[Task details] Copy all lines of the listing that include the string "this".

[Dataset records]
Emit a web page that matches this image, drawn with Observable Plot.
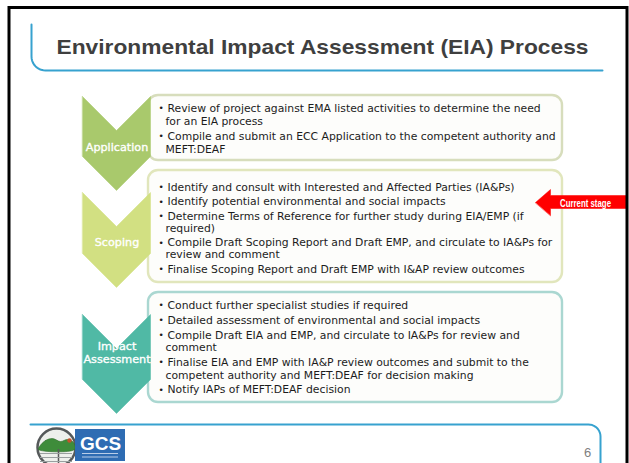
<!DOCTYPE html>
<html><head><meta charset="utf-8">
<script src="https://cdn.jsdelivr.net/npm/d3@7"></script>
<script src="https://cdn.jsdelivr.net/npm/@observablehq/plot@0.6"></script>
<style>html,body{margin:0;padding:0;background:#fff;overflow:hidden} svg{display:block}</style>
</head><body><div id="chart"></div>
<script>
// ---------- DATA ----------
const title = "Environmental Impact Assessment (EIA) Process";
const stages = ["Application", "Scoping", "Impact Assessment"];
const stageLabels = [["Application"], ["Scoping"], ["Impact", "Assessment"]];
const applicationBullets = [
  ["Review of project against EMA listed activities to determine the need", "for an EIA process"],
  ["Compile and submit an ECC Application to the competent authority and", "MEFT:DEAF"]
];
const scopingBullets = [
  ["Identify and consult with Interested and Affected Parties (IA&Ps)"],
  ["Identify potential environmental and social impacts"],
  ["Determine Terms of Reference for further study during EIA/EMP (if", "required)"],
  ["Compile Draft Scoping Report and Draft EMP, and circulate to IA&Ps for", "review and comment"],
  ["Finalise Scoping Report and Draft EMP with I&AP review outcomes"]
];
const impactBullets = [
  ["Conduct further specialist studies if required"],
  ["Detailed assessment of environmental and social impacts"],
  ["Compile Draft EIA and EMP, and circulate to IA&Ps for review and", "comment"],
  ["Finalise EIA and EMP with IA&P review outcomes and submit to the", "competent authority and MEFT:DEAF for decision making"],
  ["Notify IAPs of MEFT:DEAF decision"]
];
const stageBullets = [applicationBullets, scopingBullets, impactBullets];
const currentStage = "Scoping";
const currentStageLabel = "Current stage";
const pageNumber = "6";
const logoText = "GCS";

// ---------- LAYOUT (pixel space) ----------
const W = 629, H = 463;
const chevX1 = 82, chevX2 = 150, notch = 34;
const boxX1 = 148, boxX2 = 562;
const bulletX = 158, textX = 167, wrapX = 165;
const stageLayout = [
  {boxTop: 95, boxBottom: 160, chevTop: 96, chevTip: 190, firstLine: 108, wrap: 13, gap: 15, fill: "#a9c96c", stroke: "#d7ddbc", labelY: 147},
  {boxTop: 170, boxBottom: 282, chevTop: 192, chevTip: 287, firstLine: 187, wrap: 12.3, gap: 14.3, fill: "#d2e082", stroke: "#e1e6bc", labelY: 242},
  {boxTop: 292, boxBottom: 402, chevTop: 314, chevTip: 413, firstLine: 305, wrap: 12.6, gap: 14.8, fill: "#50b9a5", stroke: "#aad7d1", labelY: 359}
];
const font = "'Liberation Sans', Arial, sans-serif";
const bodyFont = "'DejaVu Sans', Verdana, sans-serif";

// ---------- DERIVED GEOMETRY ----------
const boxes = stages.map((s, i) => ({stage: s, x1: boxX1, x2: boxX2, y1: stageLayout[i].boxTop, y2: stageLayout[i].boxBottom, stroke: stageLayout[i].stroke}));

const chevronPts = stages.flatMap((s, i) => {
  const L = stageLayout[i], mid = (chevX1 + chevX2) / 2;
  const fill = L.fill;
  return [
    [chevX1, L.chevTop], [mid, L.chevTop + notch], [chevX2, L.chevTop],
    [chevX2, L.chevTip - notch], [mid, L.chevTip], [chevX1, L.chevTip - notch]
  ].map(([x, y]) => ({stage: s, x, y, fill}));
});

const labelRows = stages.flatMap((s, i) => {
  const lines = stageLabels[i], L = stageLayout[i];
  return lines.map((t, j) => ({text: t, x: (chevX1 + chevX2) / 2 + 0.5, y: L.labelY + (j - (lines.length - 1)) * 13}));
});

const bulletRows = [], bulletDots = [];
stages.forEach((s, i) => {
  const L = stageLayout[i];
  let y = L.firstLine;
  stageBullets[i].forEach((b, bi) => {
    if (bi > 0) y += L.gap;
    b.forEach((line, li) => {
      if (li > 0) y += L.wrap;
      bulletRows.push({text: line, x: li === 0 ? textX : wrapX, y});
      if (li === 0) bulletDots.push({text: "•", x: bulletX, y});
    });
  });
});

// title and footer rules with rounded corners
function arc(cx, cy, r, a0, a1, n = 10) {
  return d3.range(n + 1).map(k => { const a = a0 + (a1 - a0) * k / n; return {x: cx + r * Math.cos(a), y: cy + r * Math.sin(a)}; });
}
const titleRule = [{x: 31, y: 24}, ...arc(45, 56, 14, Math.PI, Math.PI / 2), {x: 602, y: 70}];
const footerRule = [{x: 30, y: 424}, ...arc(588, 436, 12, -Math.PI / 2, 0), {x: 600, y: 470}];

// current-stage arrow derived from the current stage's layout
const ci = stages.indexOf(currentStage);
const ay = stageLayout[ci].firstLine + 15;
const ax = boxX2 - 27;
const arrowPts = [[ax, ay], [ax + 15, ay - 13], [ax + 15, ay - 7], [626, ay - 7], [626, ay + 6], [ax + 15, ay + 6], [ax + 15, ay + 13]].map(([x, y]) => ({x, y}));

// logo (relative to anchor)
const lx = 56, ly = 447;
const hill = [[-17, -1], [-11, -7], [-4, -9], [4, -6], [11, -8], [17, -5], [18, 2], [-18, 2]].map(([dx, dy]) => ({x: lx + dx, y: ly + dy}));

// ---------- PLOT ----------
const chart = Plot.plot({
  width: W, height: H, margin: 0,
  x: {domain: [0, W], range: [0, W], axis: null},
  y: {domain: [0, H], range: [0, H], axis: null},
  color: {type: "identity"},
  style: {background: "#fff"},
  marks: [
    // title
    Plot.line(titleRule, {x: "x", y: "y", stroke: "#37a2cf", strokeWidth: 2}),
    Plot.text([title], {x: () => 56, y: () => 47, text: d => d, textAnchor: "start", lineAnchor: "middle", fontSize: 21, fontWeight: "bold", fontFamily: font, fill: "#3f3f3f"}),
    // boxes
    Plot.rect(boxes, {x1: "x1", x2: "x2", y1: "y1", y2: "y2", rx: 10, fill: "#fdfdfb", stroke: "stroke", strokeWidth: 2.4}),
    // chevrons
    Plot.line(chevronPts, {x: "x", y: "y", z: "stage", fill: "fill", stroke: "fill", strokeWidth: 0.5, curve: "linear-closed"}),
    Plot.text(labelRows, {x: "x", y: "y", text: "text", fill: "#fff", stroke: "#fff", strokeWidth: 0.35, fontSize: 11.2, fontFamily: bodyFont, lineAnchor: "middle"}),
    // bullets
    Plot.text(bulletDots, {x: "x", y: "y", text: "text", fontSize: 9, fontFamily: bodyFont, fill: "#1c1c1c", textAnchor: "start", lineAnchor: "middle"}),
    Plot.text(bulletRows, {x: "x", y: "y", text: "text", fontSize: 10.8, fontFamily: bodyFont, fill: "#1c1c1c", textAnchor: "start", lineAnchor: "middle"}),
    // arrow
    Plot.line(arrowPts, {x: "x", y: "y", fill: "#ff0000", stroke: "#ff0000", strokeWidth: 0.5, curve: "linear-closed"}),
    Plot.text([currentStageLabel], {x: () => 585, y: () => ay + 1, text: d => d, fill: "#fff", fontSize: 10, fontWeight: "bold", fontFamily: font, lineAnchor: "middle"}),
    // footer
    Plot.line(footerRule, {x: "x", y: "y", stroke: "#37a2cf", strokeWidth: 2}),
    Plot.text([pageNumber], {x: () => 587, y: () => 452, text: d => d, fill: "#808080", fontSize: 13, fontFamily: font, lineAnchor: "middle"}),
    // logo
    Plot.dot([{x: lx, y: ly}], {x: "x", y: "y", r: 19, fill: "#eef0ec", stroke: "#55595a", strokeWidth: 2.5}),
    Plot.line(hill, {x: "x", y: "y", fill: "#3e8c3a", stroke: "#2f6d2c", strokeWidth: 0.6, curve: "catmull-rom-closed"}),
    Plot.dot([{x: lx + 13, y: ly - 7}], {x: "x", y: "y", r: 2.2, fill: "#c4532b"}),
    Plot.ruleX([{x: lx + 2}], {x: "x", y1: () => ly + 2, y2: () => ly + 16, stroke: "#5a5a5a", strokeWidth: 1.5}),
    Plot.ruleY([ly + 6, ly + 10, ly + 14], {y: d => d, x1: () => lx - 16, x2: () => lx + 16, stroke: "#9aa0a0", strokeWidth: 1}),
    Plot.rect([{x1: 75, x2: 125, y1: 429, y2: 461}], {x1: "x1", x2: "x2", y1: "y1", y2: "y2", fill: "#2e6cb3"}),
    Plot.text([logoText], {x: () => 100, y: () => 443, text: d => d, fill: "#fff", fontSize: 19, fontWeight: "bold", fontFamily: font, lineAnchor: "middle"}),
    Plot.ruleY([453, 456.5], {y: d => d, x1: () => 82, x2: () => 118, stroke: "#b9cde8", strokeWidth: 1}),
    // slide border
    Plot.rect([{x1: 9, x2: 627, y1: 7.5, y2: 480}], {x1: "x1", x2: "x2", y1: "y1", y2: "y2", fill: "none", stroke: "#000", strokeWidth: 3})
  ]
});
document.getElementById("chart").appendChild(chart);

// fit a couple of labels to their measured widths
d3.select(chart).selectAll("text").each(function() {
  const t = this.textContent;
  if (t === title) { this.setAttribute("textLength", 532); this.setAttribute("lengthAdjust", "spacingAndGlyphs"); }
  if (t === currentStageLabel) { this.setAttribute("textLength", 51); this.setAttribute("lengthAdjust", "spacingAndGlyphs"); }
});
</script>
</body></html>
* * *
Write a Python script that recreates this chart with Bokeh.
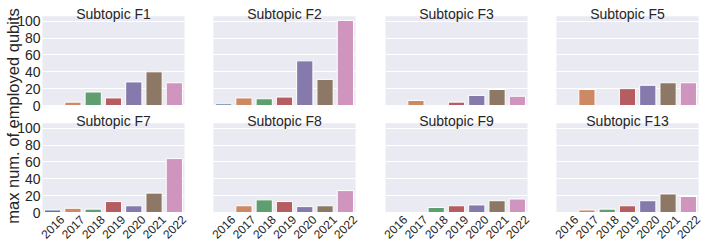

[Completed task]
Emit a web page that matches this image, drawn with Observable Plot.
  const t = this.textContent;
  if (t === title) { this.setAttribute("textLength", 532); this.setAttribute("lengthAdjust", "spacingAndGlyphs"); }
  if (t === currentStageLabel) { this.setAttribute("textLength", 51); this.setAttribute("lengthAdjust", "spacingAndGlyphs"); }
Write a Python script that recreates this chart with Bokeh.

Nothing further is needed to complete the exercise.